I haven’t felt like writing, and I am sure you’ve been able to tell.
I try to keep this blog really positive. I felt that women in my situation really need someone who is going to say that tour life isn’t that bad – and in a lot of ways it isn’t. A lot of people need someone who can take bad situations and see a silver lining. I try to do that, even when I’m writing about my health troubles. Over the last month I had a really difficult time seeing the silver lining and I didn’t want to bring the rest of you down.
I realized yesterday that being authentic is more important than providing you with something I think you want to read. I’m a real person with real struggles and real joys. This blog won’t help you if you can’t see how someone else deals with what is a real life, adult issue.
After California, my positive energy and mood went in a downward spiral pretty fast. Many have asked me what happened with the house, especially after the fun we had with the financing.
We had to back out of the offer. We made the decision while we were on vacation, after we realized we would have to make the sellers wait six-plus weeks for us to get everything we needed in order. The truth is, I was sad to have to let it go, but it really did make the most sense for us and for the studio.
But then it came down to the big issue: we have nowhere to live.
There is nothing like being homeless and squatting with a friend within the first six months of marriage. Jay and I looked at all of our options, including moving out of state. Frankly, I tried very hard to be open minded about the idea, but the prospect made me physically ill and every time it got brought up I became anxious and prone to tears.
My family and friends, my career, and my support system is here. I can’t imagine leaving all of that behind, especially while Jay still has Defeater. I can’t tell you how much I admire the many women who are strong enough to start over and do that – there are quite a few who read this blog that have done just that. Deep down, though, I knew it wasn’t for me.
I didn’t want to talk about it. Not with my friends, family, or even with any of you. I barely wanted to talk about it with Jay. I was so excited about that house, having a place to call our own, and to be nearer to one of my best friends, that losing it was incredibly painful. I tried to play that pain down, but it had been killing my insides. It was causing me to be very, very cranky (how my husband deals with me, I will never know. He really is amazing).
Everyone had told us not to get attached, but I couldn’t imagine not getting attached to a place we were going to spend thousands of dollars on and would likely be living in for the next 10 years. I wish I listened.
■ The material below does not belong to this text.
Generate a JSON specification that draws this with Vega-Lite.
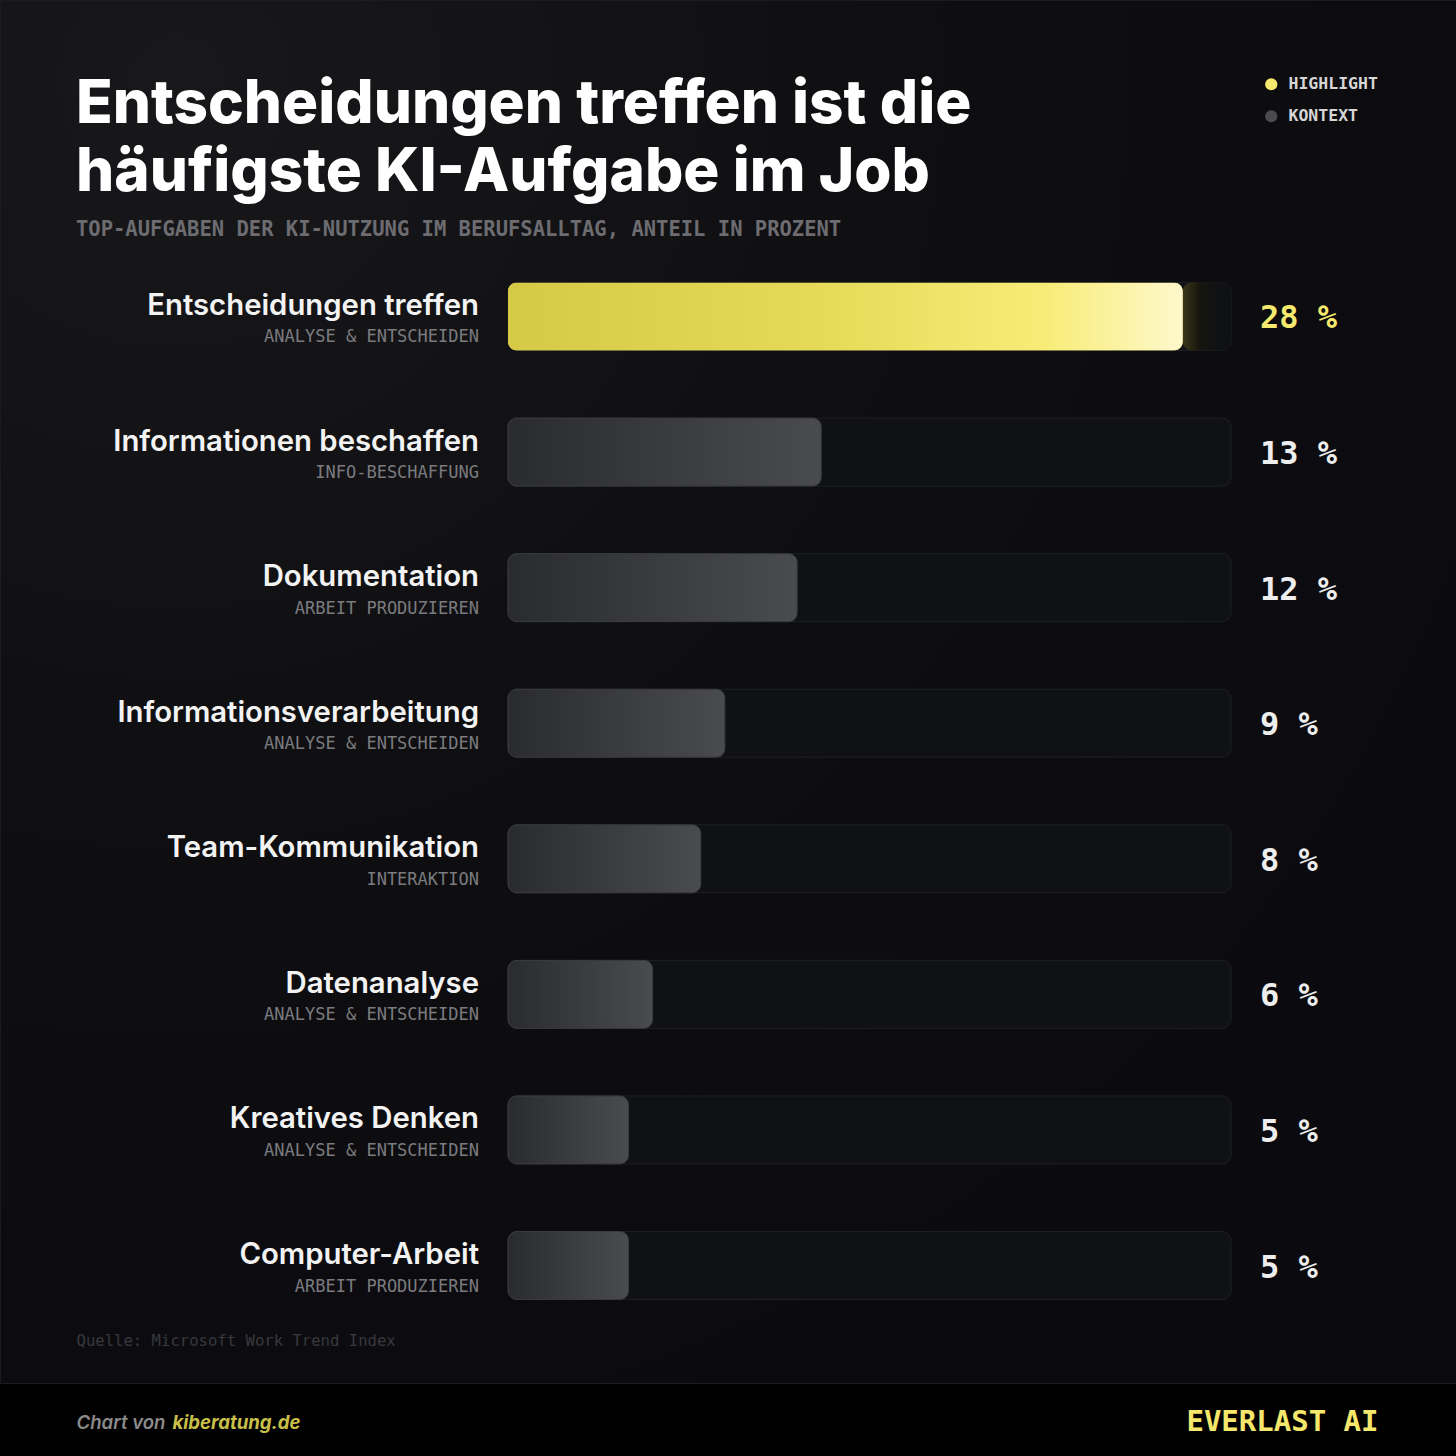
{
  "$schema": "https://vega.github.io/schema/vega-lite/v6.json",
  "width": 1456,
  "height": 1383,
  "autosize": {"type": "none"},
  "padding": {"left": 0, "top": 0, "right": 0, "bottom": 73},
  "background": "#000000",
  "config": {
    "view": {
      "fill": {"gradient": "radial", "x1": 0.12, "y1": 0.08, "r1": 0, "x2": 0.12, "y2": 0.08, "r2": 1.0,
        "stops": [{"offset": 0, "color": "#18181b"}, {"offset": 0.55, "color": "#0e0e11"}, {"offset": 1, "color": "#0b0b0f"}]},
      "stroke": "#1c1c20",
      "strokeWidth": 1
    },
    "axis": {"domain": false, "ticks": false, "labels": false, "grid": false}
  },
  "title": {
    "text": ["Entscheidungen treffen ist die", "häufigste KI-Aufgabe im Job"],
    "subtitle": "TOP-AUFGABEN DER KI-NUTZUNG IM BERUFSALLTAG, ANTEIL IN PROZENT",
    "orient": "top",
    "anchor": "start",
    "frame": "group",
    "offset": 0,
    "dx": 76,
    "dy": 240,
    "font": "Inter",
    "fontSize": 60.2,
    "fontWeight": 800,
    "lineHeight": 68,
    "color": "#ffffff",
    "subtitleFont": "DejaVu Sans Mono",
    "subtitleFontSize": 20.5,
    "subtitleFontWeight": "bold",
    "subtitleColor": "#6c6c71",
    "subtitlePadding": 16
  },
  "data": {
    "values": [
      {"task": "Entscheidungen treffen", "category": "ANALYSE & ENTSCHEIDEN", "value": 28, "label": "28 %", "group": "HIGHLIGHT"},
      {"task": "Informationen beschaffen", "category": "INFO-BESCHAFFUNG", "value": 13, "label": "13 %", "group": "KONTEXT"},
      {"task": "Dokumentation", "category": "ARBEIT PRODUZIEREN", "value": 12, "label": "12 %", "group": "KONTEXT"},
      {"task": "Informationsverarbeitung", "category": "ANALYSE & ENTSCHEIDEN", "value": 9, "label": "9 %", "group": "KONTEXT"},
      {"task": "Team-Kommunikation", "category": "INTERAKTION", "value": 8, "label": "8 %", "group": "KONTEXT"},
      {"task": "Datenanalyse", "category": "ANALYSE & ENTSCHEIDEN", "value": 6, "label": "6 %", "group": "KONTEXT"},
      {"task": "Kreatives Denken", "category": "ANALYSE & ENTSCHEIDEN", "value": 5, "label": "5 %", "group": "KONTEXT"},
      {"task": "Computer-Arbeit", "category": "ARBEIT PRODUZIEREN", "value": 5, "label": "5 %", "group": "KONTEXT"}
    ]
  },
  "resolve": {"axis": {"x": "independent", "y": "independent"}},
  "layer": [
    {
      "mark": {"type": "bar", "fill": "#101113", "stroke": "#1f2023", "strokeWidth": 1, "cornerRadius": 9},
      "encoding": {
        "y": {
          "field": "task", "type": "nominal", "sort": null,
          "scale": {"range": [248.7, 1333.3], "paddingInner": 0.4984, "paddingOuter": 0.2492},
          "axis": {"orient": "left", "title": "Chart von", "titleAngle": 0, "titleX": 76, "titleY": 1428,
            "titleAlign": "left", "titleBaseline": "alphabetic", "titleFont": "Inter", "titleFontSize": 18.6,
            "titleFontWeight": 600, "titleFontStyle": "italic", "titleColor": "#8a8a8a"}
        },
        "x": {
          "datum": 0, "type": "quantitative",
          "scale": {"domain": [0, 30], "range": [508, 1231], "nice": false},
          "axis": {"orient": "bottom", "title": "Quelle: Microsoft Work Trend Index", "titleX": 76, "titleY": -38,
            "titleAlign": "left", "titleAnchor": "start", "titleBaseline": "alphabetic", "titleFont": "DejaVu Sans Mono",
            "titleFontSize": 15.6, "titleFontWeight": "normal", "titleColor": "#38383e"}
        },
        "x2": {"datum": 30}
      }
    },
    {
      "transform": [{"filter": "datum.group === 'HIGHLIGHT'"}],
      "mark": {"type": "bar", "cornerRadius": 9,
        "fill": {"gradient": "linear", "x1": 0, "y1": 0, "x2": 1, "y2": 0,
          "stops": [{"offset": 0, "color": "#3a3718"}, {"offset": 0.35, "color": "#16160f"}, {"offset": 0.7, "color": "#101113"}, {"offset": 1, "color": "#101113"}]}},
      "encoding": {
        "y": {"field": "task", "type": "nominal", "sort": null, "axis": null},
        "x": {"field": "value", "type": "quantitative", "axis": null},
        "x2": {"datum": 30}
      }
    },
    {
      "mark": {"type": "bar", "cornerRadius": 9},
      "encoding": {
        "y": {"field": "task", "type": "nominal", "sort": null, "axis": null},
        "x": {"field": "value", "type": "quantitative", "axis": null},
        "color": {
          "field": "group", "type": "nominal",
          "scale": {"domain": ["HIGHLIGHT", "KONTEXT"], "range": ["#f6ea6e", "#4a4a4f"]},
          "legend": {"orient": "none", "legendX": 1263, "legendY": 76, "title": null, "direction": "vertical",
            "symbolType": "circle", "symbolSize": 150, "symbolStrokeWidth": 0, "symbolOpacity": 1,
            "labelFont": "DejaVu Sans Mono", "labelFontWeight": "bold", "labelFontSize": 16.5,
            "labelColor": "#d6d6d6", "labelOffset": 9, "rowPadding": 15}
        }
      }
    },
    {
      "transform": [{"filter": "datum.group === 'HIGHLIGHT'"}],
      "mark": {"type": "bar", "cornerRadius": 9,
        "fill": {"gradient": "linear", "x1": 0, "y1": 0, "x2": 1, "y2": 0,
          "stops": [{"offset": 0, "color": "#d5c946"}, {"offset": 0.45, "color": "#e5d957"}, {"offset": 0.8, "color": "#f8ec78"}, {"offset": 1, "color": "#fef8cc"}]}},
      "encoding": {
        "y": {"field": "task", "type": "nominal", "sort": null, "axis": null},
        "x": {"field": "value", "type": "quantitative", "axis": null}
      }
    },
    {
      "transform": [{"filter": "datum.group === 'KONTEXT'"}],
      "mark": {"type": "bar", "cornerRadius": 9, "stroke": "#3a3b3e", "strokeWidth": 1,
        "fill": {"gradient": "linear", "x1": 0, "y1": 0, "x2": 1, "y2": 0,
          "stops": [{"offset": 0, "color": "#2a2b2d"}, {"offset": 1, "color": "#4a4b4d"}]}},
      "encoding": {
        "y": {"field": "task", "type": "nominal", "sort": null, "axis": null},
        "x": {"field": "value", "type": "quantitative", "axis": null}
      }
    },
    {
      "mark": {"type": "text", "align": "right", "baseline": "alphabetic", "dx": -29, "dy": -1.5,
        "font": "Inter", "fontSize": 29.3, "fontWeight": 600, "color": "#f3f3f3"},
      "encoding": {
        "y": {"field": "task", "type": "nominal", "sort": null,
          "axis": {"orient": "right", "title": "EVERLAST AI", "titleAngle": 0, "titleX": -78, "titleY": 1430,
            "titleAlign": "right", "titleBaseline": "alphabetic", "titleFont": "DejaVu Sans Mono", "titleFontSize": 29,
            "titleFontWeight": "bold", "titleColor": "#f4e76c"}},
        "x": {"datum": 0, "type": "quantitative",
          "axis": {"orient": "top", "title": "kiberatung.de", "titleX": 172, "titleY": 1428, "titleAlign": "left",
            "titleAnchor": "start", "titleBaseline": "alphabetic", "titleFont": "Inter", "titleFontSize": 18.6,
            "titleFontWeight": 700, "titleFontStyle": "italic", "titleColor": "#c8bf48"}},
        "text": {"field": "task"}
      }
    },
    {
      "mark": {"type": "text", "align": "right", "baseline": "alphabetic", "dx": -29, "dy": 26,
        "font": "DejaVu Sans Mono", "fontSize": 17, "color": "#7b7b7f"},
      "encoding": {
        "y": {"field": "task", "type": "nominal", "sort": null, "axis": null},
        "x": {"datum": 0, "type": "quantitative", "axis": null},
        "text": {"field": "category"}
      }
    },
    {
      "mark": {"type": "text", "align": "left", "baseline": "alphabetic", "dx": 29, "dy": 12,
        "font": "DejaVu Sans Mono", "fontSize": 32, "fontWeight": "bold"},
      "encoding": {
        "y": {"field": "task", "type": "nominal", "sort": null, "axis": null},
        "x": {"datum": 30, "type": "quantitative", "axis": null},
        "text": {"field": "label"},
        "color": {"condition": {"test": "datum.group === 'HIGHLIGHT'", "value": "#f6ea6e"}, "value": "#eeeeee"}
      }
    }
  ]
}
I’ve been antsy, anxious and desperate to get out of our situation. It’s made me cranky and edgy. For anyone who has had to squat for any period of time, it is difficult not to truly have your own space and to have to live by someone else’s rules.
We’re lucky to be living in a beautiful house with an incredibly generous friend. I don’t want to downplay that at all. If it weren’t for him, we’d still be living in the filth and constraints of our last place, or we’d have nowhere to live at all.
I’m just ready to get out, to be a married couple in our first house. I suppose I am ready to talk now because there is a light at the end of the tunnel. We did find a house that we love, that’s perfect for the studio and even has a giant tub and yoga room. It’s the best first house we could ever hope to have, and I am starting to get excited about it.
I’m also trying to be realistic about it. It has been six weeks and the documents we need still have no come through. Thankfully, we have a couple of weeks before we need them. I guess I will feel a lot better and more interested in sharing details once we’ve been able to get financing.
To everyone who has stood by me, talked me through the tough time I was having, and stayed interested in the blog – thank you. It really does mean the world to me.